I think anybody who is really into music knows the roots of music. I think anyone knows I think it’s an age thing, as you get those years to dig and develop as a musician or as a music listener you realise the roots of what your listening today of something popular always originates from something and Mark who runs Tokyo Dawn and feels this way. I said to him are you sure your listeners are going to like this? He said, “I love it. Hopefully our listeners will” and so far it’s been incredible. We’ve got that 20 something demographic, which is totally unexpected.
I wrote a feature article on Tokyo Dawn Records because I love what they do. They do a more hip-hop, electronic sound featuring soulful singers. They don’t really do funk soul in the Personal Life way or haven’t done before….
I don’t know if you can relate to this but a lot of people take our album as really modern, so take that for what its worth, some people hear our album and they say its really retro. I don’t know what to say about that but it’s about 50/50. [Laughs] It’s not for you or I to decide I guess its all-personal subjective opinions but it’s just interesting to see people’s perspective on music these days.

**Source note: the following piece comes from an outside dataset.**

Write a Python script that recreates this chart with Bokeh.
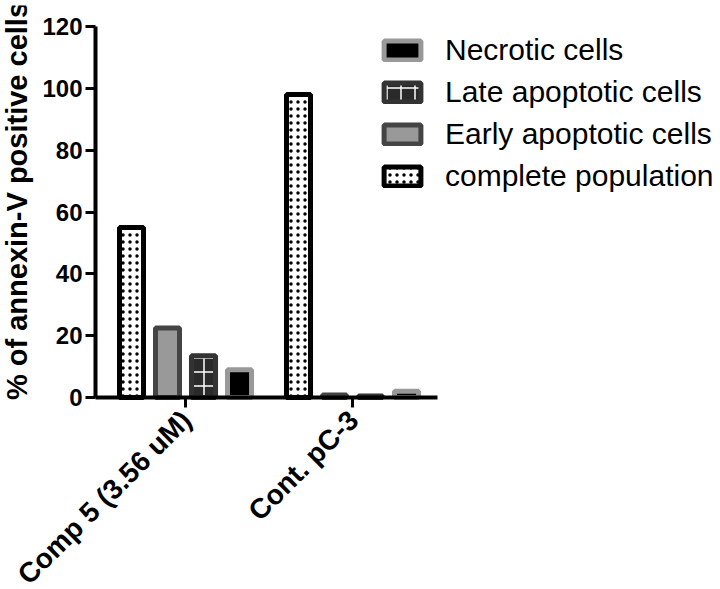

I like Stuart’s contribution to the project. What’s his background?
Stuart is UK born Jamaican roots vocalist who comes from a Dancehall/Reggae background. He came up through a guy named Smiley Culture, who is really well known in the reggae scene in this country and Stuart’s been singing most of his years. It’s a bit like a Charles Bradley kind of story. He’s done a lot of different stuff, some Drum and Bass and UK Garage stuff. He has been around before but it has never really happened for him in this kind of way but yeah he seems to have all the star potential.
E2E Magazine gives a big thanks to Robert Strauss for discussing Personal Life and what not AND a huge thanks for being patient while the interview was getting published.